In molecular electronics, single molecules act as active components in electronic circuits. Single‐molecule junctions are a key component of molecular electronics. In single‐molecule junctions a single molecule bridges metal electrodes. To realize molecular electronic devices, it is important that functional single‐molecule junctions are connected to each other by using conductive wires and joint units on the atomic scale. Such a joint unit is necessary to have multiple joint configurations on demand. Although single‐molecule junctions with multiple joint configurations and their conductance behavior has been reported, there are a few studies on joint units that control and change the direction of the charge transport through the junctions.

Osamu Ishitani, Manabu Kiguchi, Shintaro Fujii, Tokyo Institute of Technology, Japan, and colleagues have shown that a ruthenium tris-bipyridine (RuBpy) complex can be a joint unit that controls charge transport directions. By introducing NH2 anchoring groups to the bipyridine units, the Ru complex has six anchoring positions.

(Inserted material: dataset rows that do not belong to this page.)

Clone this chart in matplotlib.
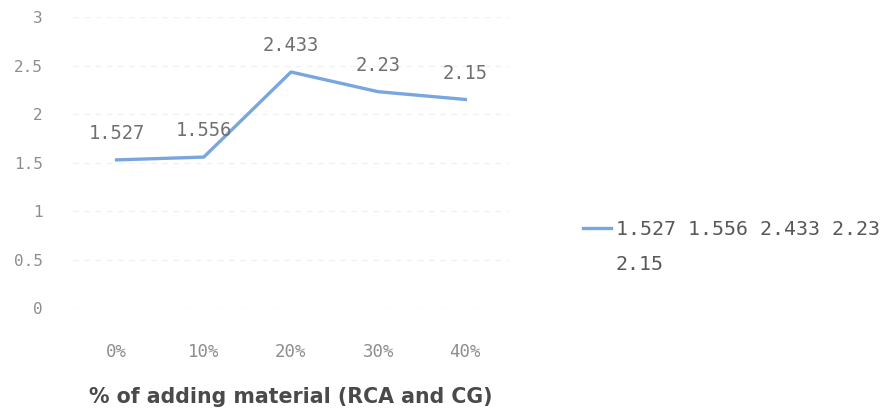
import matplotlib
matplotlib.use("Agg")
import matplotlib.pyplot as plt

categories = ["0%", "10%", "20%", "30%", "40%"]
values = [1.527, 1.556, 2.433, 2.23, 2.15]
series_name = "1.527 1.556 2.433 2.23"
series_name_rest = "2.15"
y_ticks = [0, 0.5, 1, 1.5, 2, 2.5, 3]
y_tick_labels = ["0", "0.5", "1", "1.5", "2", "2.5", "3"]

line_color = "#7aa6df"
mono = "DejaVu Sans Mono"

fig = plt.figure(figsize=(8.85, 4.12), dpi=100)
ax = fig.add_axes([0.0825, 0.2524, 0.4926, 0.7063])

x = list(range(len(categories)))
ax.plot(x, values, color=line_color, linewidth=2.4, label=series_name)

for xi, v in zip(x, values):
    ax.annotate(f"{v:g}", (xi, v), xytext=(0, 12), textcoords="offset points",
                ha="center", va="bottom", fontsize=13.5, color="#707070",
                family=mono)

ax.set_xlim(-0.5, len(categories) - 0.5)
ax.set_ylim(0, 3)
ax.set_yticks(y_ticks)
ax.set_yticklabels(y_tick_labels, family=mono)
ax.set_xticks(x)
ax.set_xticklabels(categories, family=mono)
ax.tick_params(axis="y", length=0, labelsize=11.5, labelcolor="#8e8e8e", pad=22)
ax.tick_params(axis="x", length=0, labelsize=12.5, labelcolor="#8e8e8e", pad=25)

ax.yaxis.grid(True, color="#f1f1f1", linewidth=1.0, linestyle=(0, (4, 4)))
ax.set_axisbelow(True)
for s in ax.spines.values():
    s.set_visible(False)

ax.set_xlabel("% of adding material (RCA and CG)", fontsize=14.8, color="#4a4a4a",
              fontweight="bold", labelpad=19)

leg = fig.legend(loc="center left", bbox_to_anchor=(0.659, 0.444), frameon=False,
                 borderpad=0, borderaxespad=0, prop={"family": mono, "size": 14.3},
                 handlelength=1.4, handletextpad=0.25)
for t in leg.get_texts():
    t.set_color("#585858")
fig.text(0.695, 0.357, series_name_rest, ha="left", va="center",
         family=mono, fontsize=14.3, color="#585858")

fig.savefig("out.png", dpi=100, facecolor="white")
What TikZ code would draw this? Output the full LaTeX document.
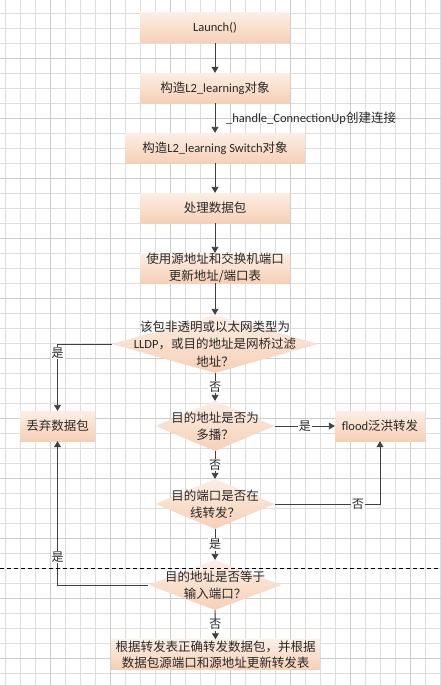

The team has investigated the electron transport properties of the single‐molecule junction of RuBpy with the scanning tunneling microscope (STM) break junction (BJ) technique. The measurements showed that high and low conductance states exist. Correlation Analysis showed that the RuBpy single‐molecule junction works as a multi‐joint unit with multiple binding positions. In the high state, the molecule binds to Au electrodes via NH2 groups on the same bipyridine unit. In the low state, it binds via NH2 groups of different bipyridine units (pictured). The RuBpy molecule can interconnect two Au electrodes linearly and vertically in the high and low conductance states, respectively.

The team used conductance measurements, correlation analysis, and comparative experiments with only the Bpy ligand to characterize the RuBPy's properties for molecular electronics. It was found that the Ru complex has multiple charge transport paths, where the charge is carried through the complex either vertically or horizontally.